Nathalie Cabrol, Principal Investigator
(04.06.11) I am one of those scientists influenced by Dr. Barry Blumberg. He was the director of the young NASA Astrobiology Institute when he encouraged a collaboration with the Centro de Astrobiología in Madrid, Spain. This made it possible for us to observe *both* of two 2002 Leonid meteor storms in an airborne campaign flying from Madrid to Nebraska. Barry's kindness and influence spanned the globe.

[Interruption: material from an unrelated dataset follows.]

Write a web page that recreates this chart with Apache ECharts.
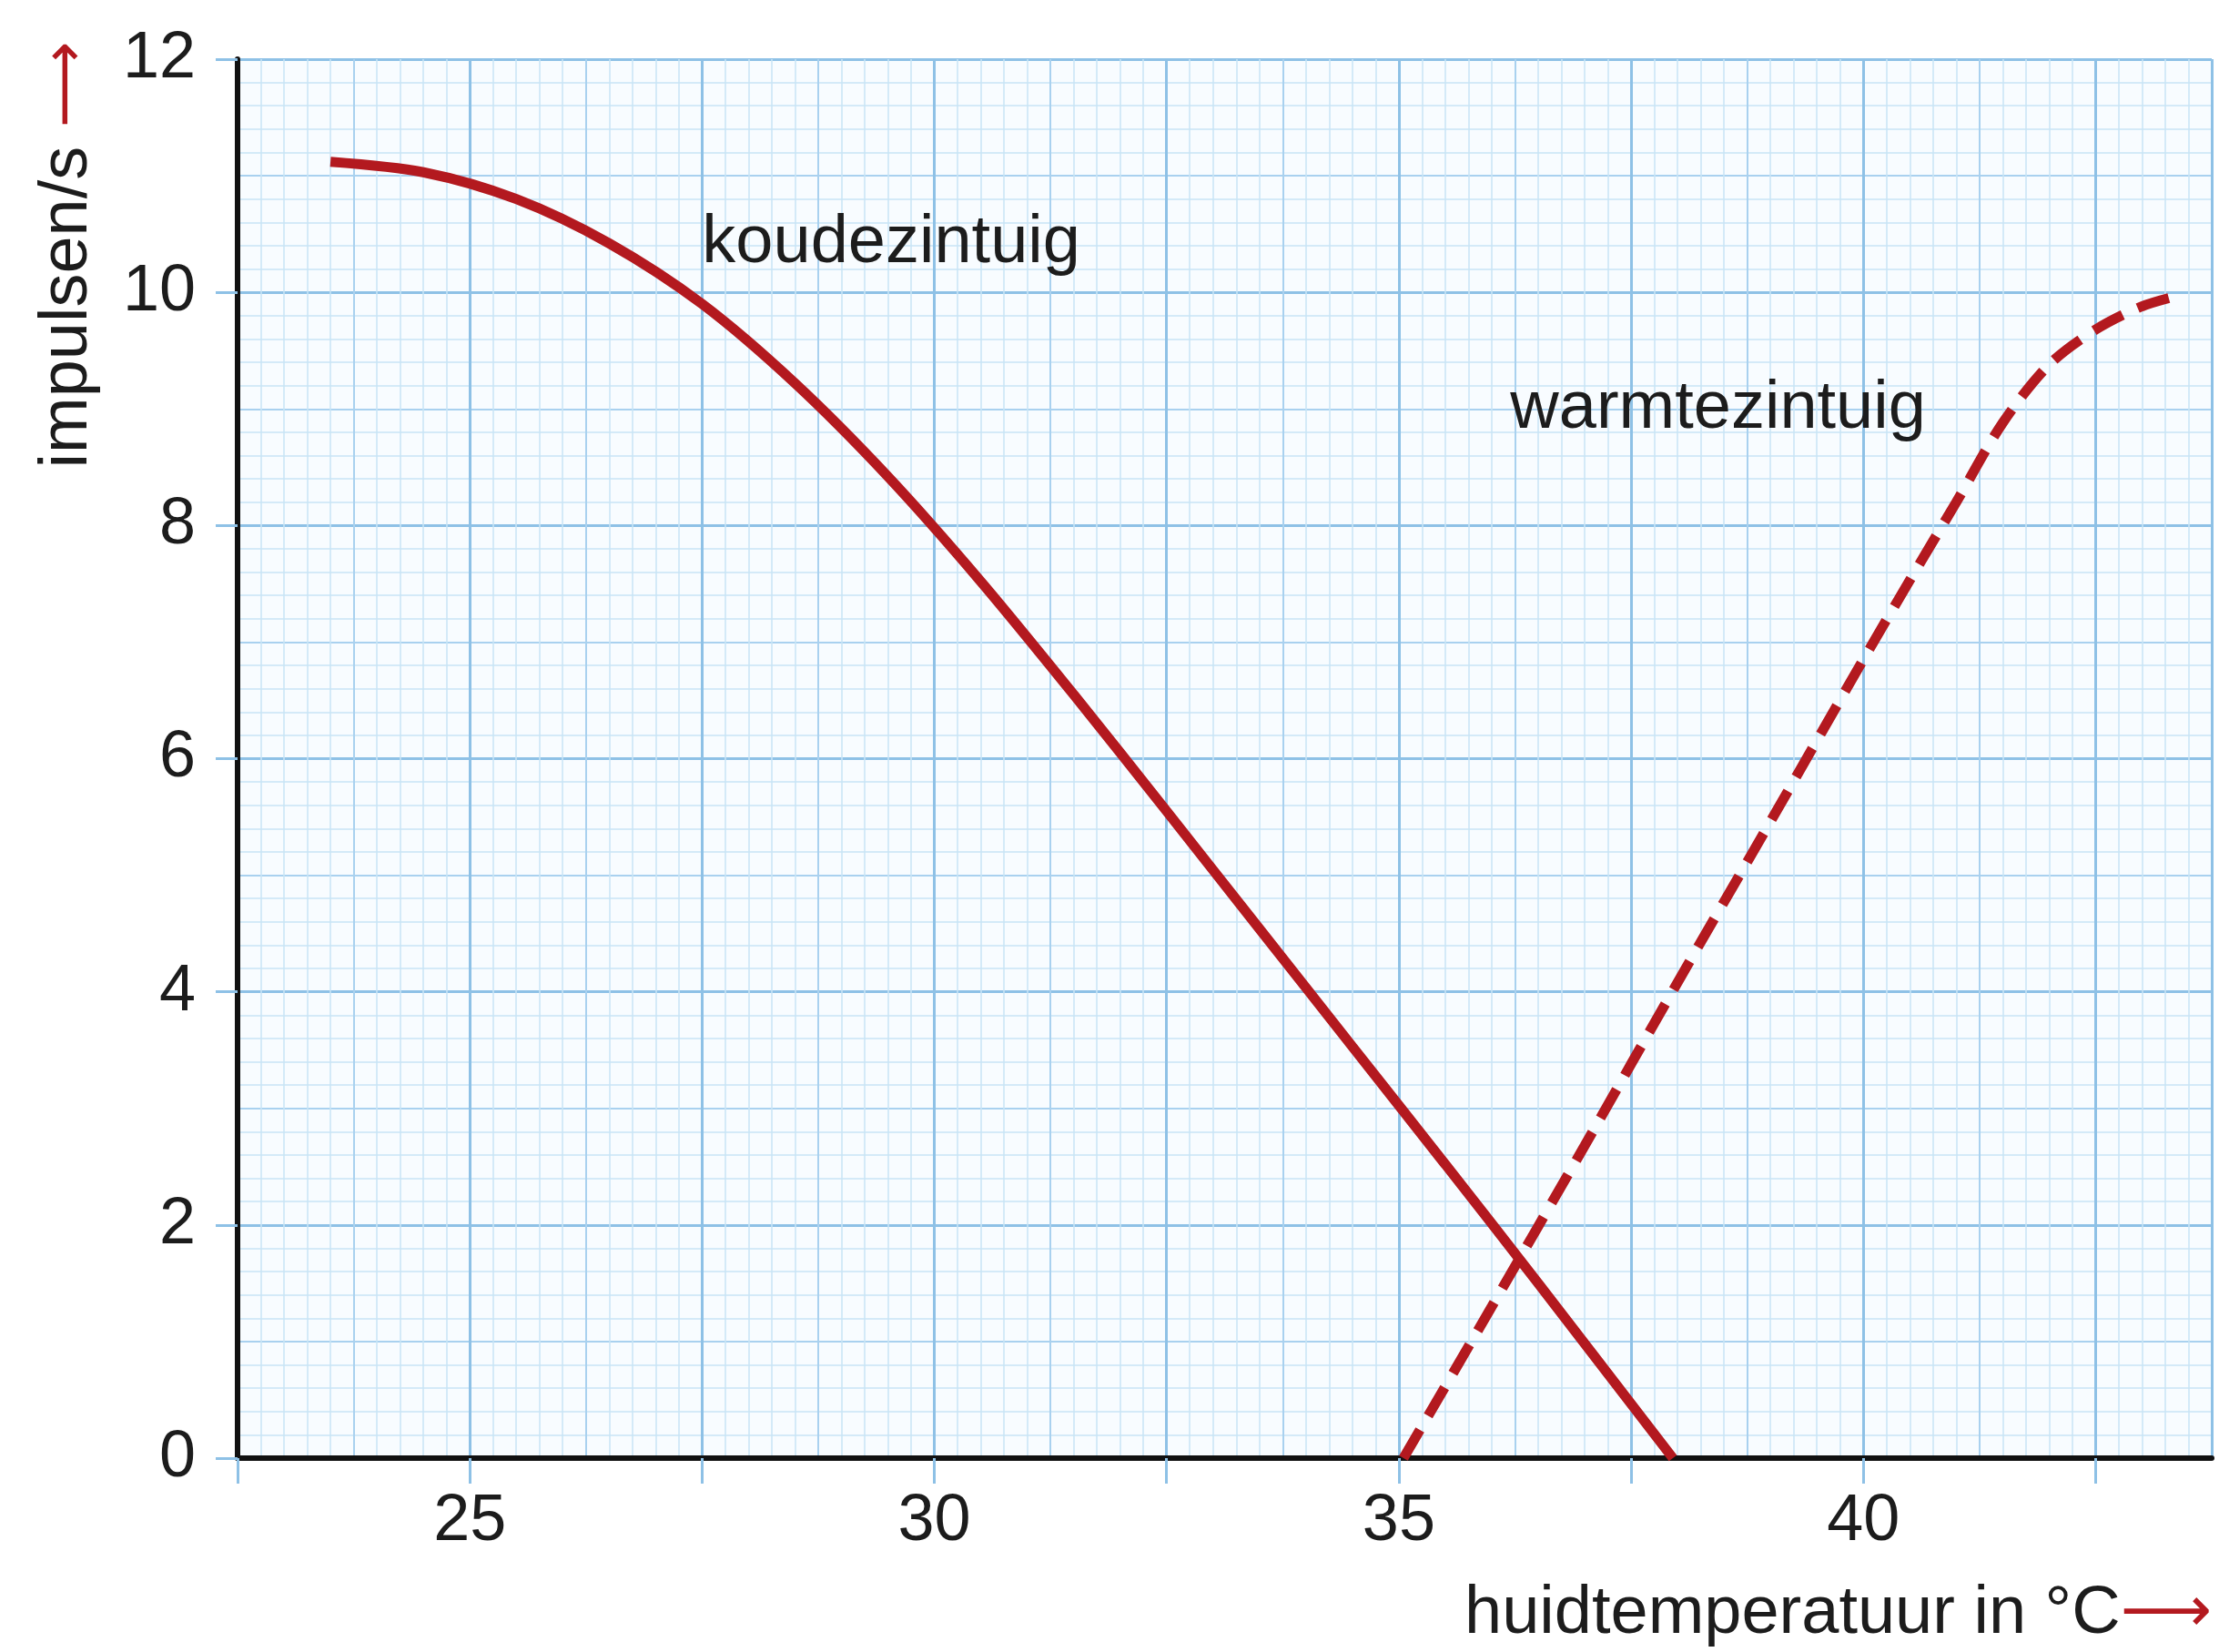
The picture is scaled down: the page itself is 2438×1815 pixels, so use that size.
<!DOCTYPE html>
<html>
<head>
<meta charset="utf-8">
<script src="https://cdn.jsdelivr.net/npm/echarts@6/dist/echarts.min.js"></script>
<style>
html,body{margin:0;padding:0;background:#ffffff;}
#c{width:2438px;height:1815px;}
</style>
</head>
<body>
<div id="c"></div>
<script>
// ---- data ----
const xTickLabels = [25, 30, 35, 40];
const xTickMarks = [22.5, 25, 27.5, 30, 32.5, 35, 37.5, 40, 42.5];
const yTickLabels = [0, 2, 4, 6, 8, 10, 12];
const seriesNames = ['koudezintuig', 'warmtezintuig'];
const koudeX = [23.5, 24.5, 25.5, 26.5, 27.5, 28.5, 29.5, 30.5, 31.5, 32.5, 33.5, 34.5, 35.5, 36.5, 37.95];
const koudeY = [11.12, 11.03, 10.8, 10.42, 9.9, 9.22, 8.42, 7.52, 6.55, 5.55, 4.54, 3.53, 2.52, 1.5, 0];
const warmX = [35.05, 36, 37, 38, 39, 40, 40.5, 41, 41.5, 42, 42.5, 43, 43.43];
const warmY = [0, 1.3, 2.68, 4.08, 5.46, 6.85, 7.53, 8.2, 8.88, 9.38, 9.68, 9.88, 9.98];
const xTitle = 'huidtemperatuur in °C';
const yTitle = 'impulsen/s';

// ---- style ----
const RED = '#b3191f';
const TXT = '#1c1c1c';
const FONT = '"Liberation Sans", Arial, sans-serif';
const MINOR = '#c9e4f6';
const MID = '#a9d1ef';
const MAJOR = '#8ec1e6';
const X_MIN = 22.5, X_MAX = 43.75, Y_MIN = 0, Y_MAX = 12;

function gridX(interval, color, width) {
  return {
    type: 'value', min: X_MIN, max: X_MAX, interval: interval, position: 'bottom',
    axisLine: {show: false}, axisTick: {show: false}, axisLabel: {show: false},
    splitLine: {show: true, showMinLine: false, lineStyle: {color: color, width: width}}
  };
}
function gridY(interval, color, width) {
  return {
    type: 'value', min: Y_MIN, max: Y_MAX, interval: interval, position: 'left',
    axisLine: {show: false}, axisTick: {show: false}, axisLabel: {show: false},
    splitLine: {show: true, showMinLine: false, lineStyle: {color: color, width: width}}
  };
}

const chart = echarts.init(document.getElementById('c'), null, {renderer: 'canvas'});

const option = {
  backgroundColor: '#ffffff',
  animation: false,
  grid: {left: 261, right: 8, top: 65, bottom: 213, show: true, backgroundColor: '#f8fcff', borderWidth: 0},
  xAxis: [
    gridX(0.25, MINOR, 1.5),
    gridX(1.25, MID, 2),
    gridX(2.5, MAJOR, 3),
    {
      type: 'value', min: X_MIN, max: X_MAX, interval: 2.5, position: 'bottom', z: 5,
      axisLine: {show: true, onZero: false, lineStyle: {color: '#111111', width: 6}},
      axisTick: {show: true, inside: false, length: 28, customValues: xTickMarks, lineStyle: {color: MAJOR, width: 3}},
      axisLabel: {show: true, customValues: xTickLabels, margin: 34, fontSize: 72, fontFamily: FONT, color: TXT},
      splitLine: {show: false}
    }
  ],
  yAxis: [
    gridY(0.2, MINOR, 1.5),
    gridY(1, MID, 2),
    gridY(2, MAJOR, 3),
    {
      type: 'value', min: Y_MIN, max: Y_MAX, interval: 2, position: 'left', z: 5,
      axisLine: {show: true, onZero: false, lineStyle: {color: '#111111', width: 6}},
      axisTick: {show: true, inside: false, length: 24, lineStyle: {color: MAJOR, width: 3}},
      axisLabel: {show: true, customValues: yTickLabels, margin: 46, fontSize: 72, fontFamily: FONT, color: TXT},
      splitLine: {show: false}
    }
  ],
  series: [
    {
      name: seriesNames[0], type: 'line', xAxisIndex: 3, yAxisIndex: 3, z: 6,
      data: koudeX.map((x, i) => [x, koudeY[i]]),
      showSymbol: false, symbol: 'none', smooth: 0.3,
      lineStyle: {color: RED, width: 11, cap: 'butt'}
    },
    {
      name: seriesNames[1], type: 'line', xAxisIndex: 3, yAxisIndex: 3, z: 6,
      data: warmX.map((x, i) => [x, warmY[i]]),
      showSymbol: false, symbol: 'none', smooth: 0.3,
      lineStyle: {color: RED, width: 11, type: [36, 18], cap: 'butt'}
    }
  ]
};
chart.setOption(option);

// annotation anchors (data space) for the curve names
const koudeLabelAt = [27.5, 10.42];
const warmLabelAt = [36.2, 9.0];
const pK = chart.convertToPixel({xAxisIndex: 3, yAxisIndex: 3}, koudeLabelAt);
const pW = chart.convertToPixel({xAxisIndex: 3, yAxisIndex: 3}, warmLabelAt);
const gridRight = chart.convertToPixel({xAxisIndex: 3}, X_MAX);
const gridBottom = chart.convertToPixel({yAxisIndex: 3}, Y_MIN);
const gridTop = chart.convertToPixel({yAxisIndex: 3}, Y_MAX);

chart.setOption({
  graphic: [
    {type: 'text', x: pK[0], y: pK[1], z: 10,
      style: {text: seriesNames[0], fill: TXT, fontSize: 74, fontFamily: FONT, align: 'left', verticalAlign: 'middle'}},
    {type: 'text', x: pW[0], y: pW[1], z: 10,
      style: {text: seriesNames[1], fill: TXT, fontSize: 74, fontFamily: FONT, align: 'left', verticalAlign: 'middle'}},
    {type: 'text', x: gridRight, y: gridBottom + 172, z: 10,
      style: {text: xTitle + '{a|⟶}', fill: TXT, fontSize: 74, fontFamily: FONT, align: 'right', verticalAlign: 'middle',
        rich: {a: {fill: RED, fontSize: 70, fontFamily: '"DejaVu Sans"'}}}},
    {type: 'text', x: 75, y: gridTop + 215, rotation: Math.PI / 2, z: 10,
      style: {text: yTitle + ' {a|⟶}', fill: TXT, fontSize: 74, fontFamily: FONT, align: 'center', verticalAlign: 'middle',
        rich: {a: {fill: RED, fontSize: 66, fontFamily: '"DejaVu Sans"'}}}}
  ]
});
</script>
</body>
</html>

Peter Jenniskens, Principal Investigator
(04.06.11) The accompanying tributes by David Morrison and Linda Bernardi on our web pages capture exactly how I feel about Barry's passing. The best way I can describe the loss to us all is that it creates a vacuum. One that may lessen with the passage of time, but will never go away. Barry was a true mentor to me, and the highest possible inspiration. I will miss him dearly, as will many, many others. In this sad time, my thoughts and prayers go out to his family.
Tom Pierson, CEO
More About Baruch Blumberg
A Request from the Blumberg Family
Dr. Blumberg’s family has requested that memorial gifts be sent to the American Philosophical Society for the Baruch S. Blumberg Fund for the Lewis and Clark Grants for Exploration and Field Research.
Dr. Blumberg recognized that field research had been a large part of his own scientific experience, and had directly affected his work with the Hepatitis B virus. He established the Lewis and Clark Grants in 2004 (during the bicentennial year of their epic journey) to assist younger scientists and scholars with projects at a critical time in their careers. “I believe that a passion for exploration is deeply rooted in the American character, and it is regrettable that funding for field studies is so difficult to obtain,” he said. Including this year’s projected grants, the Lewis and Clark program will have supported more than 250 emerging scientists and scholars since its founding.